In bringing a Bunraku puppet to life, the chief puppeteer, in full view in his formal kimono, silently works the doll’s head and right arm. One assistant moves just the left arm, another works the legs; both are dressed in black hoods and clothing. Female puppets have no legs, so the assistant must create the illusion by working with the skirt of the kimono in movement.
The presence of the puppeteers creates two different perspectives for audiences. Some spectators will become oblivious to the puppeteers on stage and concentrate on the story; others will be distracted and see the puppeteers as powerful forces controlling the lives of the characters, phantoms dogging every move of the tragic victims.
The narrator at the side of the stage will be Toyotake Rodayu V, 46, who will recite the story and do the voices of all the characters in a tour de force performance as he expresses the puppets’ sorrow, joy, anger and tenderness. The Toyotake name also has a heritage going back to the days of Chikamatsu. Toyotake Wakadayu was a disciple of Takemoto Gidayu and split with his master to form his own successful puppet theater across the street.

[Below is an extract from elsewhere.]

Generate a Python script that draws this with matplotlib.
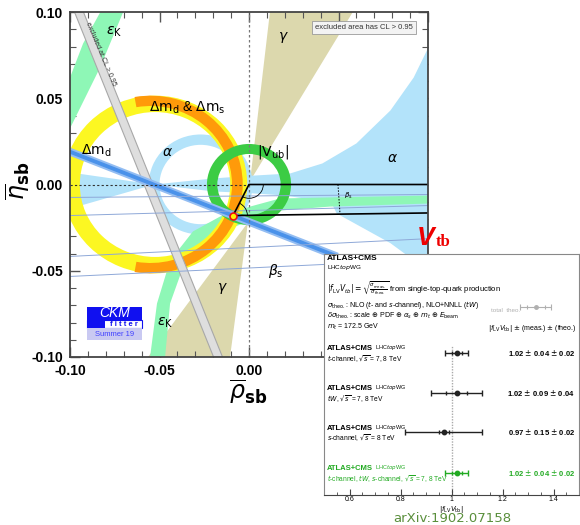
import numpy as np
import matplotlib
matplotlib.use('Agg')
import matplotlib.pyplot as plt
from matplotlib.patches import Polygon, Wedge, Rectangle, Arc
from matplotlib.ticker import MultipleLocator

plt.rcParams['font.family'] = ['Liberation Sans', 'DejaVu Sans']
plt.rcParams['mathtext.fontset'] = 'dejavusans'
plt.rcParams['axes.unicode_minus'] = False

# ---------------- CKM constraints in the (rho_sb, eta_sb) plane ----------------
apex = (-0.0089, -0.018)                      # fitted apex

# gamma: two wedges (apex, edge x at eta=+-0.1)
gam_up_apex = (0.0006, 0.002)
gam_up_x = [0.0117, 0.058]
gam_lo_apex = (-0.0006, -0.022)
gam_lo_x = [-0.0106, -0.0564]

# alpha: main band + left wedge + loop
alpha_up_x = [-0.053, -0.02, 0.0, 0.023, 0.041, 0.060, 0.079, 0.092, 0.1]
alpha_up_y = [0.0, 0.0035, 0.005, 0.0064, 0.0122, 0.0238, 0.0429, 0.062, 0.079]
alpha_lo_x = [0.1, 0.079, 0.049, 0.046, 0.02, 0.0, -0.02, -0.053]
alpha_lo_y = [-0.05, -0.034, -0.0168, -0.0105, -0.0064, -0.005, -0.004, 0.0]
alpha_wedge_x = [-0.053, -0.1, -0.1]
alpha_wedge_y = [0.0, 0.007, -0.014]
alpha_loop = (-0.027, 0.0, 0.023, 0.029)      # cx, cy, r_in, r_out

# epsilon_K: two branches (edges)
ek1_a_x = [-0.081, -0.0832, -0.0927, -0.1, -0.1056]
ek1_a_y = [0.107, 0.0997, 0.0817, 0.062, 0.0487]
ek1_b_x = [-0.0676, -0.0704, -0.0832, -0.1, -0.1056]
ek1_b_y = [0.107, 0.0997, 0.0678, 0.0325, 0.0226]
ek2_a_x = [0.11, 0.1011, 0.0453, 0.0173, 0.0006, -0.0162, -0.0313, -0.0441, -0.0514, -0.0553, -0.056]
ek2_a_y = [-0.0063, -0.0064, -0.0075, -0.0081, -0.0128, -0.0186, -0.0272, -0.0441, -0.069, -0.1003, -0.11]
ek2_b_x = [0.11, 0.1011, 0.0453, 0.0173, 0.0006, -0.0089, -0.0257, -0.0369, -0.0441, -0.0469, -0.0475]
ek2_b_y = [-0.011, -0.011, -0.0128, -0.0151, -0.0209, -0.0249, -0.0342, -0.0481, -0.069, -0.1003, -0.11]

dmd_ring = (-0.0525, 0.0, 0.042, 0.0515)      # cx, cy, r_in, r_out
dms_arc = (-0.055, 0.0, 0.0455, 0.0515, -100, 100)
vub_ring = (0.0, 0.0, 0.0177, 0.0235)

excl_x = [-0.095, -0.0173]                    # excluded band centre at eta=+0.1 / -0.1
excl_y = [0.1, -0.1]

s2b_x = [-0.1, 0.05]
s2b_y = [0.019, -0.042]

bs_lines_left = [-0.0075, -0.018, -0.0417, -0.0533]   # eta at rho=-0.1
bs_lines_right = [-0.0058, -0.0122, -0.0314, -0.0435]  # eta at rho=+0.1

# ---------------- |f_LV Vtb| summary ----------------
vtb_val = [1.02, 1.02, 0.97, 1.02]
vtb_meas = [0.04, 0.09, 0.15, 0.04]
vtb_theo = [0.02, 0.04, 0.02, 0.02]
vtb_chan = [r'$t$-channel, $\sqrt{s}$ = 7, 8 TeV',
            r'$tW$, $\sqrt{s}$ = 7, 8 TeV',
            r'$s$-channel, $\sqrt{s}$ = 8 TeV',
            r'$t$-channel, $tW$, $s$-channel, $\sqrt{s}$ = 7, 8 TeV']

fig = plt.figure(figsize=(5.8, 5.25), dpi=100)
ax = fig.add_axes([70/580, 1-357/525, 358/580, 345/525])
ax.set_xlim(-0.1, 0.1)
ax.set_ylim(-0.1, 0.1)

c_tan = '#dcd8ad'
c_alpha = '#b3e3fa'
c_ek = '#8ef7b6'

ax.add_patch(Polygon([gam_up_apex, (gam_up_x[0], 0.1), (gam_up_x[1], 0.1)], fc=c_tan, ec='none', zorder=1))
ax.add_patch(Polygon([gam_lo_apex, (gam_lo_x[0], -0.1), (gam_lo_x[1], -0.1)], fc=c_tan, ec='none', zorder=1))

ax.add_patch(Polygon(list(zip(alpha_up_x + alpha_lo_x, alpha_up_y + alpha_lo_y)), fc=c_alpha, ec='none', zorder=2))
ax.add_patch(Polygon(list(zip(alpha_wedge_x, alpha_wedge_y)), fc=c_alpha, ec='none', zorder=2))
cx, cy, ri, ro = alpha_loop
ax.add_patch(Wedge((cx, cy), ro, 0, 360, width=ro-ri, fc=c_alpha, ec='none', zorder=2))

ax.add_patch(Polygon(list(zip(ek1_a_x + ek1_b_x[::-1], ek1_a_y + ek1_b_y[::-1])), fc=c_ek, ec='none', zorder=3))
ax.add_patch(Polygon(list(zip(ek2_a_x + ek2_b_x[::-1], ek2_a_y + ek2_b_y[::-1])), fc=c_ek, ec='none', zorder=3))

cx, cy, ri, ro = dmd_ring
ax.add_patch(Wedge((cx, cy), ro, 0, 360, width=ro-ri, fc='#fcf722', ec='none', zorder=4))
cx, cy, ri, ro, t1, t2 = dms_arc
ax.add_patch(Wedge((cx, cy), ro, t1, t2, width=ro-ri, fc='#ff9a0a', ec='none', zorder=5))
cx, cy, ri, ro = vub_ring
ax.add_patch(Wedge((cx, cy), ro, 0, 360, width=ro-ri, fc='#3ccc44', ec='none', zorder=6))

# excluded band
hw = 0.0025
ax.add_patch(Polygon([(excl_x[0]-hw, excl_y[0]), (excl_x[0]+hw, excl_y[0]),
                      (excl_x[1]+hw, excl_y[1]), (excl_x[1]-hw, excl_y[1])],
                     fc='#dedede', ec='#a8a8a8', lw=0.8, zorder=7))
ax.text(-0.0826, 0.0754, 'excluded at CL > 0.95', rotation=-67.2, fontsize=5,
        color='#333333', ha='center', va='center', rotation_mode='anchor', zorder=8)

# sin2beta-like band
for hw, col in [(0.0024, '#93bdf2'), (0.0012, '#4a92ea')]:
    ax.add_patch(Polygon([(s2b_x[0], s2b_y[0]+hw), (s2b_x[1], s2b_y[1]+hw),
                          (s2b_x[1], s2b_y[1]-hw), (s2b_x[0], s2b_y[0]-hw)],
                         fc=col, ec='none', zorder=8))

for yl, yr in zip(bs_lines_left, bs_lines_right):
    ax.plot([-0.1, 0.1], [yl, yr], color='#8ea8d8', lw=0.7, zorder=9)

# axes guides
ax.axvline(0.0, color='#777777', lw=0.9, ls=(0, (2, 2)), zorder=9)
ax.plot([-0.1, 0.0], [0.0, 0.0], color='#333333', lw=0.8, ls=(0, (2, 2)), zorder=9)

# triangle
ax.plot([apex[0], 0.0, 0.1], [apex[1], 0.0, 0.0], color='black', lw=1.2, zorder=10)
ax.plot([apex[0], 0.1], [apex[1], -0.0165], color='black', lw=1.2, zorder=10)
ax.add_patch(Arc((0, 0), 0.016, 0.016, theta1=-116, theta2=0, color='black', lw=0.6, zorder=10))
ax.add_patch(Arc(apex, 0.016, 0.016, theta1=1, theta2=63, color='black', lw=0.6, zorder=10))
ax.plot([0.0497, 0.0508], [0.0, -0.0163], color='black', lw=0.7, ls=(0, (1.5, 1.5)), zorder=10)
ax.text(0.0553, -0.0064, r'$\beta_\mathrm{s}$', fontsize=5, ha='center', va='center', zorder=11)
ax.plot(*apex, 'o', ms=5, mfc='#ffee00', mec='#ee1111', mew=1.2, zorder=11)

# labels
lab = dict(fontsize=10, ha='center', va='center', zorder=12)
ax.text(-0.0754, 0.0887, r'$\varepsilon_\mathrm{K}$', **lab)
ax.text(-0.0469, -0.080, r'$\varepsilon_\mathrm{K}$', **lab)
ax.text(-0.0346, 0.0446, r'$\Delta\mathrm{m_d}$ & $\Delta\mathrm{m_s}$', **lab)
ax.text(-0.0855, 0.0197, r'$\Delta\mathrm{m_d}$', **lab)
ax.text(-0.0458, 0.0186, r'$\alpha$', **lab)
ax.text(0.0804, 0.0151, r'$\alpha$', **lab)
ax.text(0.0134, 0.0186, r'$|\mathrm{V_{ub}}|$', **lab)
ax.text(0.019, 0.0852, r'$\gamma$', **lab)
ax.text(-0.0151, -0.0603, r'$\gamma$', **lab)
ax.text(0.0151, -0.0499, r'$\beta_\mathrm{s}$', **lab)
ax.text(0.0642, 0.091, 'excluded area has CL > 0.95', fontsize=5.5, ha='center', va='center',
        color='#333333', zorder=12,
        bbox=dict(boxstyle='square,pad=0.35', fc='#f3f3f3', ec='#9a9a9a', lw=0.6))

# CKMfitter logo
tA = ax.transAxes
ax.add_patch(Rectangle((0.0475, 0.107), 0.154, 0.038, transform=tA, fc='#1010f0', ec='none', zorder=12))
ax.add_patch(Rectangle((0.0475, 0.084), 0.154, 0.023, transform=tA, fc='white', ec='#1010f0', lw=0.8, zorder=12))
ax.add_patch(Rectangle((0.0475, 0.084), 0.05, 0.023, transform=tA, fc='#1010f0', ec='none', zorder=12))
ax.add_patch(Rectangle((0.0475, 0.049), 0.154, 0.034, transform=tA, fc='#c9c9f2', ec='none', zorder=12))
ax.text(0.124, 0.127, 'CKM', transform=tA, fontsize=10, style='italic', color='white',
        ha='center', va='center', zorder=13)
ax.text(0.15, 0.0955, 'f i t t e r', transform=tA, fontsize=5.5, fontweight='bold', color='#1010f0',
        ha='center', va='center', zorder=13)
ax.text(0.124, 0.066, 'Summer 19', transform=tA, fontsize=5.5, color='#4040ff',
        ha='center', va='center', zorder=13)

# axes styling
ticks = [-0.1, -0.05, 0.0, 0.05, 0.1]
tlabels = ['-0.10', '-0.05', '0.00', '0.05', '0.10']
ax.set_xticks(ticks, labels=tlabels, fontsize=10, fontweight='bold')
ax.set_yticks(ticks, labels=tlabels, fontsize=10, fontweight='bold')
ax.xaxis.set_minor_locator(MultipleLocator(0.01))
ax.yaxis.set_minor_locator(MultipleLocator(0.01))
ax.tick_params(which='both', direction='in', top=True, right=True, color='#555555')
ax.tick_params(which='major', length=7, width=1.0, pad=5)
ax.tick_params(which='minor', length=4, width=0.8)
for s in ax.spines.values():
    s.set_color('#444444')
    s.set_linewidth(1.3)
    s.set_zorder(20)
ax.set_xlabel(r'$\overline{\rho}_{\mathbf{sb}}$', fontsize=17)
ax.xaxis.set_label_coords(0.497, -0.062)
ax.set_ylabel(r'$\overline{\eta}_{\mathbf{sb}}$', fontsize=17)
ax.yaxis.set_label_coords(-0.106, 0.51)

# Vtb tag
fig.text(417/580, 1-245/525, 'V', fontsize=19, fontweight='bold', style='italic', color='#ee0000',
         ha='left', va='baseline', family='Liberation Sans')
fig.text(436/580, 1-246/525, 'tb', fontsize=12, fontweight='bold', color='#ee0000',
         ha='left', va='baseline', family='Liberation Serif')

# ---------------- inset ----------------
ax2 = fig.add_axes([324/580, 1-495/525, 255/580, 241/525], zorder=30)
ax2.set_facecolor('white')
ax2.set_xlim(0.5, 1.5)
ax2.set_ylim(0, 241)
for s in ['left', 'top', 'right']:
    ax2.spines[s].set_color('#888888')
    ax2.spines[s].set_linewidth(0.8)
ax2.spines['bottom'].set_color('#444444')
ax2.set_yticks([])
ax2.set_xticks([0.6, 0.8, 1.0, 1.2, 1.4], labels=['0.6', '0.8', '1', '1.2', '1.4'], fontsize=5)
ax2.xaxis.set_minor_locator(MultipleLocator(0.05))
ax2.tick_params(axis='x', which='both', direction='in', color='#444444', pad=0.5)
ax2.tick_params(axis='x', which='major', length=4)
ax2.tick_params(axis='x', which='minor', length=2)
ax2.set_xlabel(r'$|f_{\rm LV}V_{\rm tb}|$', fontsize=5)
ax2.xaxis.set_label_coords(0.5, -0.036)

ax2.plot([1.0, 1.0], [0, 150], color='#aaaaaa', lw=1.0, ls=(0, (1, 1)), zorder=1)

tx = 0.512
ax2.text(tx, 237, 'ATLAS+CMS', fontsize=6, fontweight='bold', va='center')
ax2.text(tx, 227, r'LHC$\it{top}$WG', fontsize=4.5, va='center')
ax2.text(tx, 207, r'$|f_{\rm LV}V_{tb}| = \sqrt{\frac{\sigma_{\rm meas.}}{\sigma_{\rm theo.}}}$ from single-top-quark production',
         fontsize=5.5, va='center')
ax2.text(tx, 190, r'$\sigma_{\rm theo.}$: NLO ($t$- and $s$-channel), NLO+NNLL ($tW$)', fontsize=5, va='center')
ax2.text(tx, 179, r'$\delta\sigma_{\rm theo.}$: scale $\oplus$ PDF $\oplus$ $\alpha_s$ $\oplus$ $m_t$ $\oplus$ $E_{\rm beam}$',
         fontsize=5, va='center')
ax2.text(tx, 168, r'$m_t$ = 172.5 GeV', fontsize=5, va='center')
ax2.text(1.492, 167, r'$|f_{\rm LV}V_{\rm tb}|$ $\pm$ (meas.) $\pm$ (theo.)', fontsize=5, va='center', ha='right')

# legend marker
leg_v, leg_tot, leg_th = 1.33, 0.06, 0.035
ax2.errorbar(leg_v, 188, xerr=leg_tot, fmt='o', ms=2.5, color='#b0b0b0', capsize=2, elinewidth=0.8, capthick=0.8)
ax2.plot([leg_v-leg_th, leg_v+leg_th], [188, 188], '|', ms=3, color='#b0b0b0', mew=0.8)
ax2.text(1.27, 184, 'total  theo.', fontsize=4.5, color='#b0b0b0', ha='right', va='center')

row_y = [142, 102, 63, 22]
for i, (v, m, t, ch, y) in enumerate(zip(vtb_val, vtb_meas, vtb_theo, vtb_chan, row_y)):
    col = '#22aa22' if i == len(vtb_val) - 1 else '#222222'
    tcol = '#22aa22' if i == len(vtb_val) - 1 else 'black'
    tot = np.hypot(m, t)
    ax2.errorbar(v, y, xerr=tot, fmt='o', ms=3.2, color=col, capsize=2.2, elinewidth=1.0, capthick=1.0, zorder=3)
    ax2.plot([v-t, v+t], [y, y], '|', ms=3.5, color=col, mew=1.0, zorder=3)
    ax2.text(tx, y+4, 'ATLAS+CMS', fontsize=5.5, fontweight='bold', color=tcol, va='center')
    ax2.text(0.699, y+5, r'LHC$\it{top}$WG', fontsize=4, color=tcol, va='center')
    ax2.text(tx, y-6, ch, fontsize=4.8, color=tcol, va='center')
    ax2.text(1.485, y, f'{v:.2f} $\\pm$ {m:.2f} $\\pm$ {t:.2f}', fontsize=5.5, fontweight='bold',
             color=tcol, ha='right', va='center')

fig.text(452/580, 0.0, 'arXiv:1902.07158', fontsize=9.5, color='#5a8f3c',
         ha='center', va='bottom', family='DejaVu Sans')

fig.savefig('out.png', dpi=100)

When Chikamatsu and Takemoto had a hit, Toyotake would immediately stage a production on the same idea--not unlike Hollywood’s penchant for copycat movies. The Japanese theatrical lineage is long and revered and intertwined. Chikamatsu versus Kabuki; Kabuki versus puppets; Takemoto versus Toyotake. But rivalries are forgiven when time and art heal the wounds of the past.
Like Kabuki, Bunraku’s stylized theater has survived centuries of turmoil and change to achieve a high art that now appeals to an international audience. The puppets hope to conquer Los Angeles too and promise a good show--no strings attached.